The commutator that "twirls" two corner cubies into the solved state without affecting the other parts of the cube.

This actually saves me learning about 50% of all the Fridrich OLL and PLL algs.

I also list a communtator to "flip" two edge cubies into the solved state too.


----------



## Fire Cuber (Feb 6, 2010)

wait i like F perm too


----------



## JTW2007 (Feb 6, 2010)

U M2 U2 M2 U.

Basically useless, but it's an alg and I love it.


----------



## Novriil (Feb 6, 2010)

The CLL: R U' L' U R' U' L


----------



## miniGOINGS (Feb 6, 2010)

CubesOfTheWorld said:


> Westonian's H perm with fingertrick. R2 U2 R U2 R2 U2 R2 U2 R U2 R2



How do you finger trick it? I do it as R2' U2 R U2 R2' U2 R2' U2 R U2 R2'.


----------



## Ranzha (Feb 6, 2010)

miniGOINGS said:


> CubesOfTheWorld said:
> 
> 
> > Westonian's H perm with fingertrick. R2 U2 R U2 R2 U2 R2 U2 R U2 R2
> ...



Same here. I just continue in circles XD.


----------



## miniGOINGS (Feb 6, 2010)

Ranzha V. Emodrach said:


> Same here. I just continue in circles XD.



Exactly!!! Circley circley circley... If the cube cuts corners it can be amazing.


----------



## TioMario (Feb 6, 2010)

pwndnoobcuber said:


> Edward said:
> 
> 
> > OLL: This. So smooth
> ...



I have another one 

R(b) perm... Headlights in F --> R U R' F' U' F R U R' F R' F' R2 U2 R'

I like to think I invented this alg cause it came up to me while failing a J perm confusing it with an N (yeah, I don't know how ). But maybe someone else discovered it first.


----------



## Haste_cube (Feb 6, 2010)

EPLL: U( M2 U' M U2 M' U' M2 & M2 U M U2 M' U M2), Z(2-gen), H( M2 U M2 U2 M2 U M2)

J perm, T perm, Y perm


----------



## Ryanrex116 (Feb 6, 2010)

M' U M' U M' U M' U2 M' U M' U M' U M' 

It flows so well!


----------



## Tarik220 (Feb 6, 2010)

J perm and R perm FTW !!!


----------



## OregonTrail (Feb 7, 2010)

Edward said:


> OLL: This.
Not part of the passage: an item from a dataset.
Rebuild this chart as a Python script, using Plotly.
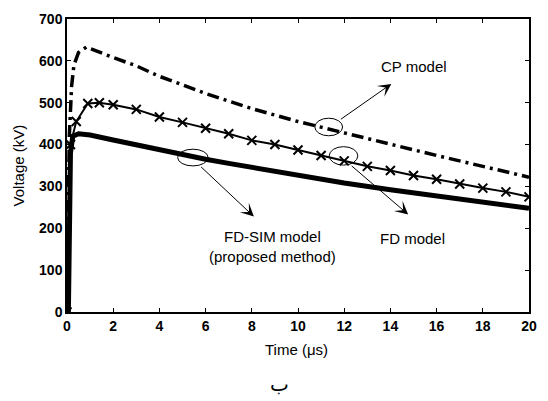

So smooth



Switching to that


----------



## ~Phoenix Death~ (Feb 7, 2010)

Y, T, R, J Perm


----------



## kooixh (Feb 7, 2010)

sune 
u perm,t perm


----------



## 04mucklowd (Feb 7, 2010)

Anti sune


----------



## rachmaninovian (Feb 7, 2010)

(x') U (Rr)' U r' U' (Rr) r U' R' U r' U' R for 4x4.
it feels good.


----------



## roller (Feb 7, 2010)

I love the T-Perm.


----------



## robindeun (Feb 7, 2010)

F R U' R' U' R U R' F'


----------



## Owen (Feb 7, 2010)

M U M U M U2 M' U M' U M' U2


----------



## Leno33 (Feb 7, 2010)

Sune, Anti-Sune, both U-Perms, both A-Perms, H-Perm and the Akwards


----------



## Meisen (Feb 7, 2010)

Ryanrex116 said:


> M' U M' U M' U M' U2 M' U M' U M' U M'
> 
> It flows so well!



My best time with that alg was just above 2 sec. EDIT: i could barely sub 2 with it....

My alg for the same case i can sub 1 with:

R U R' U' M' U R U' r' 

If you can sub 1 your alg i'm impressed 


Edit2:


Owen said:


> M U M U M U2 M' U M' U M' U2



This is the same case, but that alg is even harder than the first one for me atleast.

Edit3: I could just about sub 2 that one too... Still mine is superior, for me atleast


----------



## Toad (Feb 7, 2010)

Meisen said:


> Ryanrex116 said:
> 
> 
> > M' U M' U M' U M' U2 M' U M' U M' U M'
> ...



This is not really used as an OLL alg.

Look at what it does, it purely flips two edges and doesn't permute a single piece. Your alg. is the one lots of people use for that OLL alg (I think) whereas the other one is very useful in BLD and just quite fun to do.


----------



## Meisen (Feb 7, 2010)

I consider myself educated..... Thanks


----------



## dillonbladez (Feb 7, 2010)

CCW u perm or
T perm 

i dont like V's, since it involve wide moves and it includes D moves.

at least the one badmephisto has on his site.


----------



## Cyrus C. (Feb 7, 2010)

I love this J perm: R U2 R' U' R U2 L' U R' U' r

For some reason I like doing PLL parity (Not during solves though).


----------